Problem statement: Return only the lines from the top of the data down to the one that holds "import * as", both included, without any pictures.

Recorded data:
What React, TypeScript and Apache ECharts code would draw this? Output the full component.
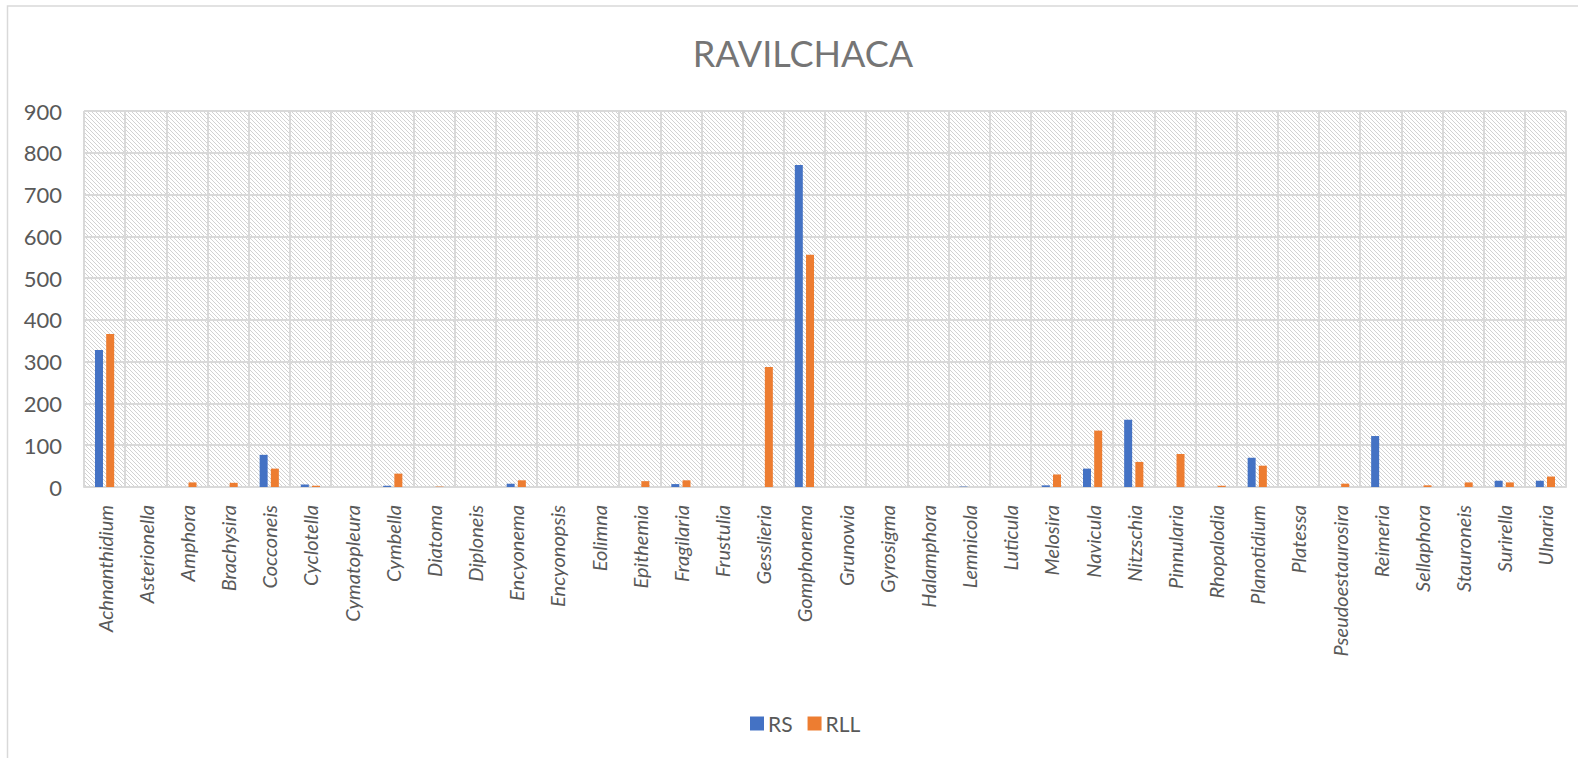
import React, { useEffect, useRef } from "react";
import * as echarts from "echarts";

const categories = [
  "Achnanthidium", "Asterionella", "Amphora", "Brachysira", "Cocconeis", "Cyclotella",
  "Cymatopleura", "Cymbella", "Diatoma", "Diploneis", "Encyonema", "Encyonopsis",
  "Eolimna", "Epithemia", "Fragilaria", "Frustulia", "Gesslieria", "Gomphonema",
  "Grunowia", "Gyrosigma", "Halamphora", "Lemnicola", "Luticula", "Melosira",
  "Navicula", "Nitzschia", "Pinnularia", "Rhopalodia", "Planotidium", "Platessa",
  "Pseudoestaurosira", "Reimeria", "Sellaphora", "Stauroneis", "Surirella", "Ulnaria",
];

const rsValues = [
  328, 0, 0, 0, 77, 6, 0, 3, 0, 0, 8, 0, 0, 0, 7, 0, 0, 771,
  0, 0, 0, 1, 0, 4, 44, 161, 0, 0, 70, 0, 0, 122, 0, 0, 15, 15,
];

const rllValues = [
  366, 0, 11, 10, 44, 3, 0, 32, 1, 0, 16, 0, 0, 14, 16, 0, 287, 556,
  0, 0, 0, 0, 0, 30, 135, 60, 79, 3, 51, 0, 8, 0, 4, 11, 11, 25,
];

const seriesNames = ["RS", "RLL"];
const yTicks = { min: 0, max: 900, interval: 100 };

const FONT = "Lato, 'Open Sans', sans-serif";
const TEXT_GREY = "#595959";
const GRID_GREY = "#d9d9d9";

// Light diagonal hatch used as the plot-area fill
function makeHatchTile(): HTMLCanvasElement {
  const c = document.createElement("canvas");
  c.width = 4;
  c.height = 4;
  const ctx = c.getContext("2d")!;
  ctx.fillStyle = "#ffffff";
  ctx.fillRect(0, 0, 4, 4);
  ctx.fillStyle = "#d2d2d2";
  for (let i = 0; i < 4; i++) ctx.fillRect(i, i, 1, 1);
  return c;
}

export default function App() {
  const ref = useRef<HTMLDivElement>(null);

  useEffect(() => {
    if (!ref.current) return;
    const chart = echarts.init(ref.current, undefined, { renderer: "svg" });
    const tile = makeHatchTile();

    chart.setOption({
      animation: false,
      backgroundColor: "#ffffff",
      title: {
        text: "RAVILCHACA",
        left: 798,
        top: 30,
        textAlign: "center",
        textStyle: {
          fontFamily: FONT,
          fontWeight: "normal",
          fontSize: 36,
          color: "#757575",
        },
      },
      legend: {
        data: seriesNames,
        left: 750,
        top: 713,
        padding: 0,
        itemWidth: 14,
        itemHeight: 14,
        itemGap: 15,
        icon: "rect",
        textStyle: { fontFamily: FONT, fontSize: 21, color: TEXT_GREY, padding: [0, 0, 0, -1] },
      },
      graphic: [
        {
          type: "rect",
          shape: { x: 7.5, y: 6, width: 1700, height: 900 },
          style: { fill: "none", stroke: GRID_GREY, lineWidth: 1.5 },
          silent: true,
          z: 100,
        },
      ],
      grid: {
        left: 84,
        right: 12,
        top: 111,
        bottom: 271,
        show: true,
        borderWidth: 0,
        backgroundColor: { image: tile, repeat: "repeat" },
      },
      xAxis: {
        type: "category",
        data: categories,
        axisTick: { show: false },
        axisLine: { show: true, lineStyle: { color: GRID_GREY, width: 2 } },
        splitLine: { show: true, interval: 0, lineStyle: { color: GRID_GREY, width: 2 } },
        axisLabel: {
          interval: 0,
          rotate: 90,
          margin: 18,
          fontFamily: FONT,
          fontStyle: "italic",
          fontSize: 20,
          color: TEXT_GREY,
        },
      },
      yAxis: {
        type: "value",
        min: yTicks.min,
        max: yTicks.max,
        interval: yTicks.interval,
        axisLine: { show: false },
        axisTick: { show: false },
        splitLine: { show: true, lineStyle: { color: GRID_GREY, width: 2 } },
        axisLabel: { margin: 22, fontFamily: FONT, fontSize: 22, color: TEXT_GREY },
      },
      series: [
        {
          name: seriesNames[0],
          type: "bar",
          data: rsValues,
          barWidth: 8,
          barGap: "40%",
          itemStyle: { color: "#4472C4" },
        },
        {
          name: seriesNames[1],
          type: "bar",
          data: rllValues,
          barWidth: 8,
          barGap: "40%",
          itemStyle: { color: "#ED7D31" },
        },
      ],
    });

    return () => chart.dispose();
  }, []);

  return (
    <div
      ref={ref}
      style={{ position: "fixed", left: 0, top: 0, width: 1578, height: 758 }}
    />
  );
}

Full response:
What React, TypeScript and Apache ECharts code would draw this? Output the full component.
import React, { useEffect, useRef } from "react";
import * as echarts from "echarts";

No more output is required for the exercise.